Now, the best way to experience a bio-luminescent bay is to go on a moonless night. It’s also advisable to take a guide, but when we rented our boat all of the ‘guides’ said, “No. Is too dark,” which of course led me to question their grasp of the finer points of supply-side economics-namely, ‘if you don’t supply a guide, you won’t have much in the way of economics.’
Without a guide, normal, rational people would have gone home, which of course means we decided to go to the bay on our own.
To get to the bay, however, we had to paddle down a winding tributary that was covered on both sides with mangroves; these also formed a thick canopy above us. Between the absence of moon and the presence of mangroves, it was insanely dark. Super, graduate-level, don’t-try-this-at-home-kids dark.
Fortunately, friends had recommended we bring a powerful flashlight, and contrary to our basic natures, we took their advice.
So there were the six of us: John manned the oars, the older kids took turns sitting in the bow (‘front’ or ‘scary spot’) and holding the flashlight, and I navigated.
We have since learned that things go better when I drive and John navigates.

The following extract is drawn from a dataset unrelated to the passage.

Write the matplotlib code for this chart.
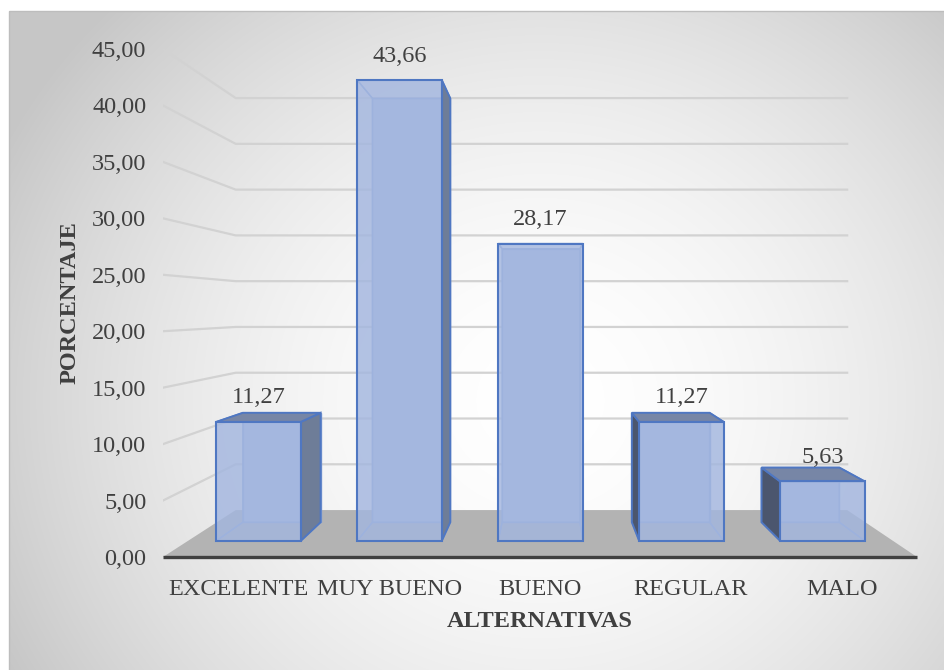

My job was essentially to say, “Go left, you know, a teeny bit,” and other complicated nautical stuff you landlubbers wouldn’t understand. And I was really good at it, in a retroactive sort of way. A typical exchange went something like this:
John: “Hey, Lyla, shine the light over there.”
Lyla: “Why? We’re just going to die out here anyway.”

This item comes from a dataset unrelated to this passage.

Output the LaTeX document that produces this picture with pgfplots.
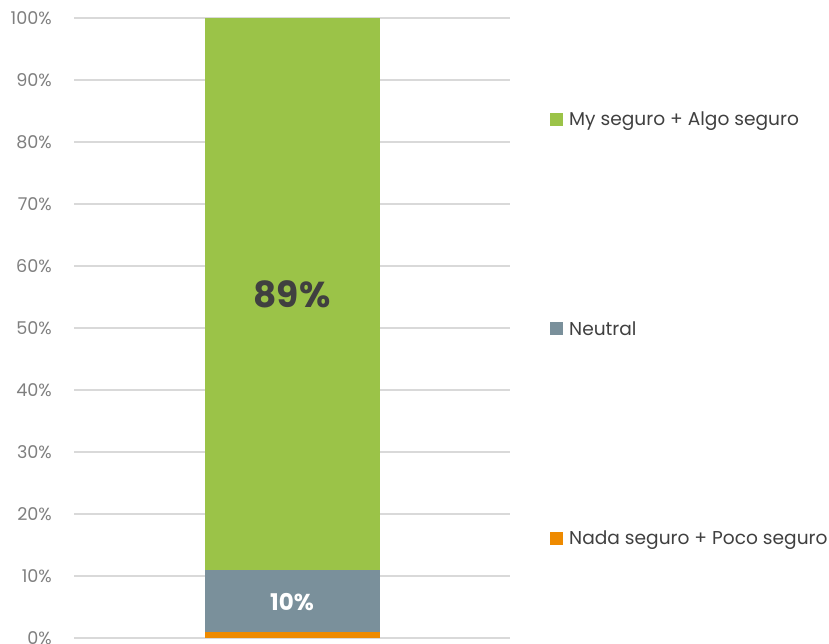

John: “Nate, please relieve Lyla of her flashlight duties and lock her in the brig.”
Lyla: “I hate family outings.”
Me: “Honey, I think there’s something …”
Canoe: “Crash, wobble, tip.”
Me: “Yep. That was a sunken boat or perhaps a crocodile. Probably shouldn’t have run over it.”
John: “Assorted recriminations against the navigator.”
And then we’d do it all again, three feet later.
This went on for … hang on, I’m trying to remember how it felt … yes, this went on for six years as we bumped and splashed our way through the dark, stifling tunnel of mangroves. Kids were bawling, I was swearing, and John was paddling with the bloody-minded determination that has possessed husbands and fathers for millennia, the sort that says, “We’ll have fun, even if it kills every last one of you.”
Just when we were at the end of our tether, certain we’d taken a wrong turn and were now rowing down the river Styx, the mangroves disappeared behind us and we emerged into the bay.
That’s when things got worse.
At first, it seemed like the flashlight had gone out. We discovered that it was still working by means of the scientific method of staring directly at the bulb, but without the trees bouncing light onto the water and back to us, we were left in complete darkness. We always knew the flashlight was all that made the trip possible in the first place; now that the light was dimmed to near uselessness we understood how vulnerable we really were.
But what could we do at that point? Turning back wasn’t an option. And besides, we’d been assuredthat everything would be all right,by folks who had been there before. These were the same friends who displayed a sampler in their home that said, “If you’re going to be dumb, you’d better be tough,” but we attributed that to their kids’ tendencies to use pogo sticks to jump off the roof. So, trusting that the parents at least were trustworthy and un-devoured by sea monsters, we paddled on.
A few strokes into the bay, beyond which the black expanse of the Atlantic Ocean stretched forever, a strange and beautiful thing happened. The water all around the canoe filled with thousands of tiny lights. The light clung to the oars and trailed behind us.
The kids dipped their hands into the water, thrilled with how the light traced each finger. Finally, Blaire the Brave and John the Forgiving dove into the bay, leaving the rest of us awestruck at how we could make out their bodies perfectly, even in the dark, moonless night.
The water was filled with micro-organisms that, when touched, would light up briefly-apparently as a means of protecting themselves. Once we knew what to look for, we could see fish, and the movement of water plants, deep at the bottom of the bay. Sometimes it was a flash, sometimes a soft glow.
I’ve never seen anything like it, before or since. It was pure magic.
One light got us through the mangrove tunnel, and while it took a few moments of darkness when we just had to keep moving, it wasn’t long until we could see for ourselves that the light was all around us.
In the deepest, darkest places, everything, everywhere we touched, there was light.